Cosa c’è dietro all’amore per la storia se non la curiosità, il piacere di capire come diavolo si viveva, che si cantava, come ci si vestiva, a cosa si giocava nei cortili dei famosi “tanti anni fa”? Non si può studiare storia senza questo spirito di ricerca delle buone cose di pessimo gusto che, dopo aver visitato la casa di Guido Gozzano lo si capisce bene, di pessimo gusto non erano affatto.
Aprire vecchie scatole impolverate, trafugare cimeli dei bisnonni, indossare improbabili camicie da notte scovate nei doppi fondi dei bauli di cartone con cui si passava l’Atlantico solo pochi decenni fa, è il primo passo per affondare le mani nella storia.
Il secondo passo è studiarla a scuola cercando di metterci anche un po’ di fantasia, il terzo passo è leggere Dizionario delle cose perdute di Francesco Guccini, un manuale di orientamento nel passato prossimo, nei nomi, nei motivi lirici e negli oggetti d’uso comune, come le temutissime canottiere di lana iper-pungente.

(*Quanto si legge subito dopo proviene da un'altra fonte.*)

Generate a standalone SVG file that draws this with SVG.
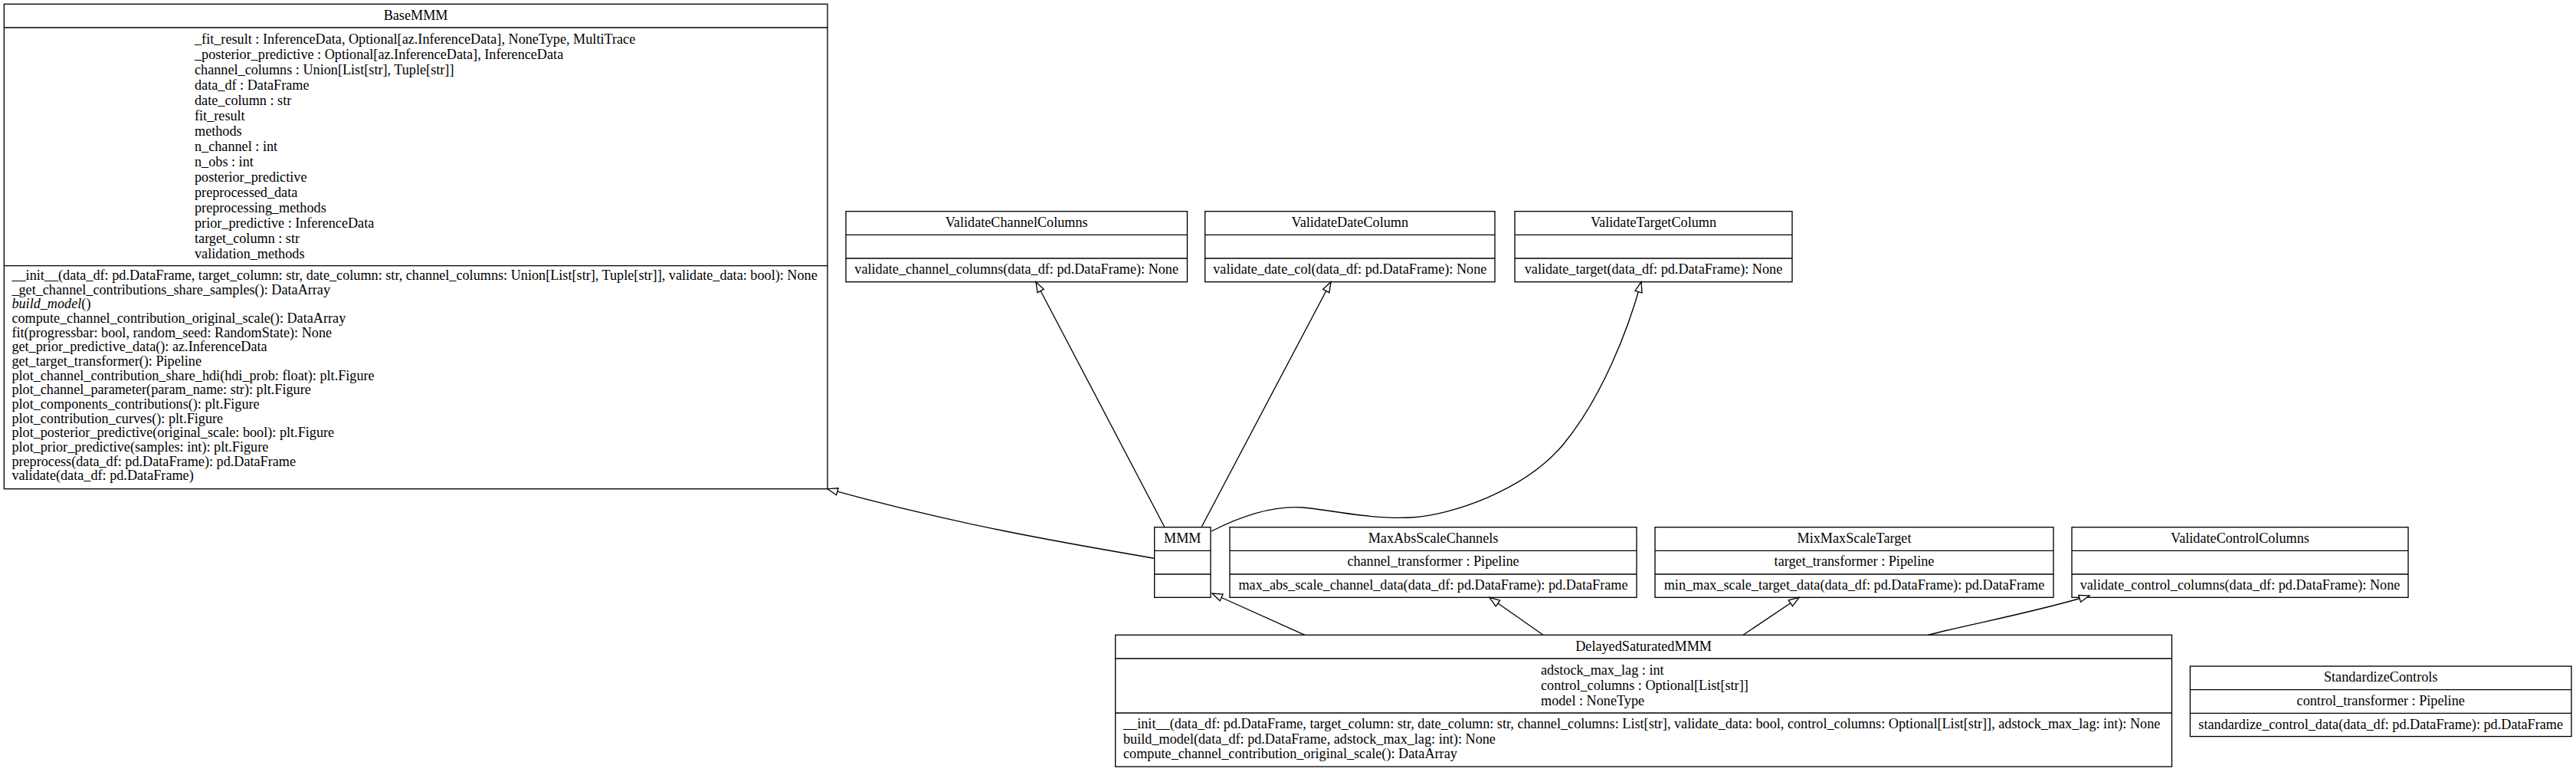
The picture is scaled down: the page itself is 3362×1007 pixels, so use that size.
<svg xmlns="http://www.w3.org/2000/svg" width="3362" height="1007" viewBox="0 0 3362 1007">
<style>
.box{fill:none;stroke:#000;stroke-width:1.33}
.div{stroke:#000;stroke-width:1.33}
text{font-family:"Liberation Serif","Times New Roman",serif;font-size:18.2px;fill:#000}
.c{text-anchor:middle}
.edge{fill:none;stroke:#000;stroke-width:1.33;marker-end:url(#tri)}
</style>
<defs>
<marker id="tri" markerUnits="userSpaceOnUse" markerWidth="16" markerHeight="12" refX="13.33" refY="4.67" orient="auto" overflow="visible">
<path d="M0,0 L13.33,4.67 L0,9.33 Z" fill="#fff" stroke="#000" stroke-width="1.33"/>
</marker>
</defs>
<rect width="3362" height="1007" fill="#fff"/>

<g id="BaseMMM">
<rect class="box" x="5.3" y="5.3" width="1074.7" height="632.4"/>
<line class="div" x1="5.3" y1="36" x2="1080" y2="36"/>
<line class="div" x1="5.3" y1="346.7" x2="1080" y2="346.7"/>
<text class="c" x="542.6" y="26">BaseMMM</text>
<text x="254" y="57">_fit_result : InferenceData, Optional[az.InferenceData], NoneType, MultiTrace</text>
<text x="254" y="77">_posterior_predictive : Optional[az.InferenceData], InferenceData</text>
<text x="254" y="97">channel_columns : Union[List[str], Tuple[str]]</text>
<text x="254" y="117">data_df : DataFrame</text>
<text x="254" y="137">date_column : str</text>
<text x="254" y="157">fit_result</text>
<text x="254" y="177">methods</text>
<text x="254" y="197">n_channel : int</text>
<text x="254" y="217">n_obs : int</text>
<text x="254" y="237">posterior_predictive</text>
<text x="254" y="257">preprocessed_data</text>
<text x="254" y="277">preprocessing_methods</text>
<text x="254" y="297">prior_predictive : InferenceData</text>
<text x="254" y="317">target_column : str</text>
<text x="254" y="337">validation_methods</text>
<text x="15.4" y="365">__init__(data_df: pd.DataFrame, target_column: str, date_column: str, channel_columns: Union[List[str], Tuple[str]], validate_data: bool): None</text>
<text x="15.4" y="383.6">_get_channel_contributions_share_samples(): DataArray</text>
<text x="15.4" y="402.3"><tspan font-style="italic">build_model</tspan>()</text>
<text x="15.4" y="421">compute_channel_contribution_original_scale(): DataArray</text>
<text x="15.4" y="439.6">fit(progressbar: bool, random_seed: RandomState): None</text>
<text x="15.4" y="458.3">get_prior_predictive_data(): az.InferenceData</text>
<text x="15.4" y="477">get_target_transformer(): Pipeline</text>
<text x="15.4" y="495.6">plot_channel_contribution_share_hdi(hdi_prob: float): plt.Figure</text>
<text x="15.4" y="514.3">plot_channel_parameter(param_name: str): plt.Figure</text>
<text x="15.4" y="533">plot_components_contributions(): plt.Figure</text>
<text x="15.4" y="551.6">plot_contribution_curves(): plt.Figure</text>
<text x="15.4" y="570.3">plot_posterior_predictive(original_scale: bool): plt.Figure</text>
<text x="15.4" y="589">plot_prior_predictive(samples: int): plt.Figure</text>
<text x="15.4" y="607.6">preprocess(data_df: pd.DataFrame): pd.DataFrame</text>
<text x="15.4" y="626.3">validate(data_df: pd.DataFrame)</text>
</g>

<g id="ValidateChannelColumns">
<rect class="box" x="1104" y="275.7" width="445.5" height="92"/>
<line class="div" x1="1104" y1="306.3" x2="1549.5" y2="306.3"/>
<line class="div" x1="1104" y1="337" x2="1549.5" y2="337"/>
<text class="c" x="1326.7" y="295.7">ValidateChannelColumns</text>
<text class="c" x="1326.7" y="357">validate_channel_columns(data_df: pd.DataFrame): None</text>
</g>

<g id="ValidateDateColumn">
<rect class="box" x="1572.7" y="275.7" width="378.3" height="92"/>
<line class="div" x1="1572.7" y1="306.3" x2="1951" y2="306.3"/>
<line class="div" x1="1572.7" y1="337" x2="1951" y2="337"/>
<text class="c" x="1761.8" y="295.7">ValidateDateColumn</text>
<text class="c" x="1761.8" y="357">validate_date_col(data_df: pd.DataFrame): None</text>
</g>

<g id="ValidateTargetColumn">
<rect class="box" x="1977" y="275.7" width="362" height="92"/>
<line class="div" x1="1977" y1="306.3" x2="2339" y2="306.3"/>
<line class="div" x1="1977" y1="337" x2="2339" y2="337"/>
<text class="c" x="2158" y="295.7">ValidateTargetColumn</text>
<text class="c" x="2158" y="357">validate_target(data_df: pd.DataFrame): None</text>
</g>

<g id="MMM">
<rect class="box" x="1506.7" y="687.7" width="73.3" height="91.6"/>
<line class="div" x1="1506.7" y1="718.3" x2="1580" y2="718.3"/>
<line class="div" x1="1506.7" y1="749" x2="1580" y2="749"/>
<text class="c" x="1543.3" y="707.7">MMM</text>
</g>

<g id="MaxAbsScaleChannels">
<rect class="box" x="1605" y="687.7" width="531" height="91.6"/>
<line class="div" x1="1605" y1="718.3" x2="2136" y2="718.3"/>
<line class="div" x1="1605" y1="749" x2="2136" y2="749"/>
<text class="c" x="1870.5" y="707.7">MaxAbsScaleChannels</text>
<text class="c" x="1870.5" y="738.3">channel_transformer : Pipeline</text>
<text class="c" x="1870.5" y="769">max_abs_scale_channel_data(data_df: pd.DataFrame): pd.DataFrame</text>
</g>

<g id="MixMaxScaleTarget">
<rect class="box" x="2160" y="687.7" width="520" height="91.6"/>
<line class="div" x1="2160" y1="718.3" x2="2680" y2="718.3"/>
<line class="div" x1="2160" y1="749" x2="2680" y2="749"/>
<text class="c" x="2420" y="707.7">MixMaxScaleTarget</text>
<text class="c" x="2420" y="738.3">target_transformer : Pipeline</text>
<text class="c" x="2420" y="769">min_max_scale_target_data(data_df: pd.DataFrame): pd.DataFrame</text>
</g>

<g id="ValidateControlColumns">
<rect class="box" x="2704" y="687.7" width="439" height="91.6"/>
<line class="div" x1="2704" y1="718.3" x2="3143" y2="718.3"/>
<line class="div" x1="2704" y1="749" x2="3143" y2="749"/>
<text class="c" x="2923.5" y="707.7">ValidateControlColumns</text>
<text class="c" x="2923.5" y="769">validate_control_columns(data_df: pd.DataFrame): None</text>
</g>

<g id="DelayedSaturatedMMM">
<rect class="box" x="1455.7" y="828.3" width="1378.8" height="171.7"/>
<line class="div" x1="1455.7" y1="859" x2="2834.5" y2="859"/>
<line class="div" x1="1455.7" y1="930" x2="2834.5" y2="930"/>
<text class="c" x="2145.1" y="849">DelayedSaturatedMMM</text>
<text x="2011" y="879.5">adstock_max_lag : int</text>
<text x="2011" y="899.5">control_columns : Optional[List[str]]</text>
<text x="2011" y="919.5">model : NoneType</text>
<text x="1466" y="950">__init__(data_df: pd.DataFrame, target_column: str, date_column: str, channel_columns: List[str], validate_data: bool, control_columns: Optional[List[str]], adstock_max_lag: int): None</text>
<text x="1466" y="969.5">build_model(data_df: pd.DataFrame, adstock_max_lag: int): None</text>
<text x="1466" y="989">compute_channel_contribution_original_scale(): DataArray</text>
</g>

<g id="StandardizeControls">
<rect class="box" x="2858.4" y="869" width="497.6" height="91.6"/>
<line class="div" x1="2858.4" y1="899.7" x2="3356" y2="899.7"/>
<line class="div" x1="2858.4" y1="930.3" x2="3356" y2="930.3"/>
<text class="c" x="3107.2" y="889">StandardizeControls</text>
<text class="c" x="3107.2" y="920">control_transformer : Pipeline</text>
<text class="c" x="3107.2" y="950.5">standardize_control_data(data_df: pd.DataFrame): pd.DataFrame</text>
</g>

<g id="connectors">
<path class="edge" d="M1506.7,728.3 C1400,710 1250,685 1080,637.7"/>
<path class="edge" d="M1520,687.7 L1352,367.7"/>
<path class="edge" d="M1568,687.7 L1737,367.7"/>
<path class="edge" d="M1581,693 C1630,668 1670,660 1700,662 S1790,678 1842,675 S1990,640 2040,580 S2125,430 2142,367.7"/>
<path class="edge" d="M1703,828.3 L1582,774"/>
<path class="edge" d="M2014,828.3 L1944,779.3"/>
<path class="edge" d="M2275,828.3 L2348,779.3"/>
<path class="edge" d="M2516,828.3 C2580,812 2650,800 2727,777"/>
</g>
</svg>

Non si può “salvare la Storia” se non si salva il gusto di queste scoperte, magari di storia “minore”, che sono però fondamentali per capire che gli uomini di tanto tempo fa non erano poi tanto diversi da noi e che studiare loro ci può magari aiutare a capire noi stessi, la nostra vita di oggi.
Per imparare cosa siano la bachelite, la TIMO (Telefoni Italia Medio Orientale), l’hully gully o il chioccaballe non c’è che da saltare dentro a questo libro appassionante e spesso comico di Francesco Guccini, inseguitore di parole e poeta.